The onset of Pupillo and his delve into real horror came in 1965 with “5 tombe per un medium”, a small Gothic masterpiece starring Barbara Steele and Walter Brandi, photographed by Carlo Di Palma (future cinematographer of “Shadows and Fog” (1991) directed by Woody Allen).
In the same year, Pupillo directs his best-known film, the cult movie “Il boia scarlatto”, with Mickey Hargitey and Femi Benussi, with special effects by Carlo Rambaldi, the future Oscar winner for “King Kong” (1976), “Alien” (1979), and “ET” (1982). Also in 1965 he released his third movie: “Revenge of Lady Morgan” with Erika Blanc and Paul Muller. Artistically eclectic, Pupillo abandoned the genre after his only Euro-western film written by Renato Polselli, “Django Kills Silently” (1967) using the alias Max Hunter, and two spicy films: “Sweden, Heaven and Hell” (1967) and “Love the Unknown” (1969), only to return later in the eighties with his favorite movie which was never distributed, “Sat Jana”, a story with socially stimulating ideas.
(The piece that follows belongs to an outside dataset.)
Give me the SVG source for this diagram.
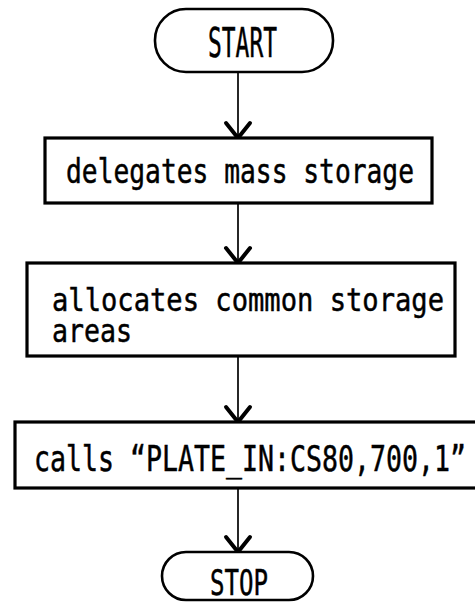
<svg xmlns="http://www.w3.org/2000/svg" width="475" height="609" viewBox="0 0 475 609">
  <defs>
    <marker id="arrow" markerUnits="userSpaceOnUse" orient="auto" refX="0" refY="0" markerWidth="40" markerHeight="40" viewBox="-20 -20 40 40" overflow="visible">
      <path d="M-15,-12 L0,0 L-15,12" fill="none" stroke="#000" stroke-width="4" stroke-linecap="round" stroke-linejoin="miter"/>
    </marker>
  </defs>
  <style>
    .box { fill: #fff; stroke: #000; stroke-width: 3.2; }
    .term { fill: #fff; stroke: #000; stroke-width: 2.6; }
    .conn { stroke: #000; stroke-width: 1.7; fill: none; }
    .t { font-family: "DejaVu Sans Mono", "Liberation Mono", monospace; fill: #000; stroke: #000; stroke-width: 0.5; }
  </style>
  <rect width="475" height="609" fill="#fff"/>
  <g id="connectors">
    <line class="conn" x1="238" y1="72" x2="238" y2="138" marker-end="url(#arrow)"/>
    <line class="conn" x1="238" y1="203" x2="238" y2="263" marker-end="url(#arrow)"/>
    <line class="conn" x1="238" y1="356" x2="238" y2="422" marker-end="url(#arrow)"/>
    <line class="conn" x1="238" y1="488" x2="238" y2="552" marker-end="url(#arrow)"/>
  </g>
  <g id="start">
    <rect class="term" x="155" y="9" width="178" height="63" rx="31" ry="31"/>
    <text class="t" x="208" y="57" font-size="41" textLength="69" lengthAdjust="spacingAndGlyphs">START</text>
  </g>
  <g id="delegate">
    <rect class="box" x="45" y="138" width="387" height="65"/>
    <text class="t" x="66" y="183" font-size="33" textLength="348" lengthAdjust="spacingAndGlyphs">delegates mass storage</text>
  </g>
  <g id="allocate">
    <rect class="box" x="27" y="263" width="428" height="93"/>
    <text class="t" x="52" y="311" font-size="32" textLength="392" lengthAdjust="spacingAndGlyphs">allocates common storage</text>
    <text class="t" x="52" y="342" font-size="32" textLength="80" lengthAdjust="spacingAndGlyphs">areas</text>
  </g>
  <g id="calls">
    <rect class="box" x="15" y="422" width="470" height="66"/>
    <text class="t" x="34" y="471" font-size="36" textLength="432" lengthAdjust="spacingAndGlyphs">calls “PLATE_IN:CS80,700,1”</text>
  </g>
  <g id="stop">
    <rect class="term" x="162" y="552" width="151" height="48" rx="24" ry="24"/>
    <text class="t" x="210" y="595" font-size="35" textLength="58" lengthAdjust="spacingAndGlyphs">STOP</text>
  </g>
</svg>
Yet, even if the number of films he directed you can count on the fingers of one hand, even if the director tended to consider his horror experience as marginal, Pupillo has achieved a place in the history of Italian cinema by horror fans with only three excellent works, as one of the most imaginative and bizarre filmmakers of his kind.
From the 1980s Massimo went into directing educational programs for Rai 3. Also in the eighties he also directed the before mentione “Sa Jana”, a film set in the Cabras lagoon in Sardinia, and interpreted by fishermen, without any professional actors. Pupillo has been an innovator of Italian horror and counts among his admirers Quentin Tarantino.
Today we celebrate Massimo Pupillo’s 85th birthday.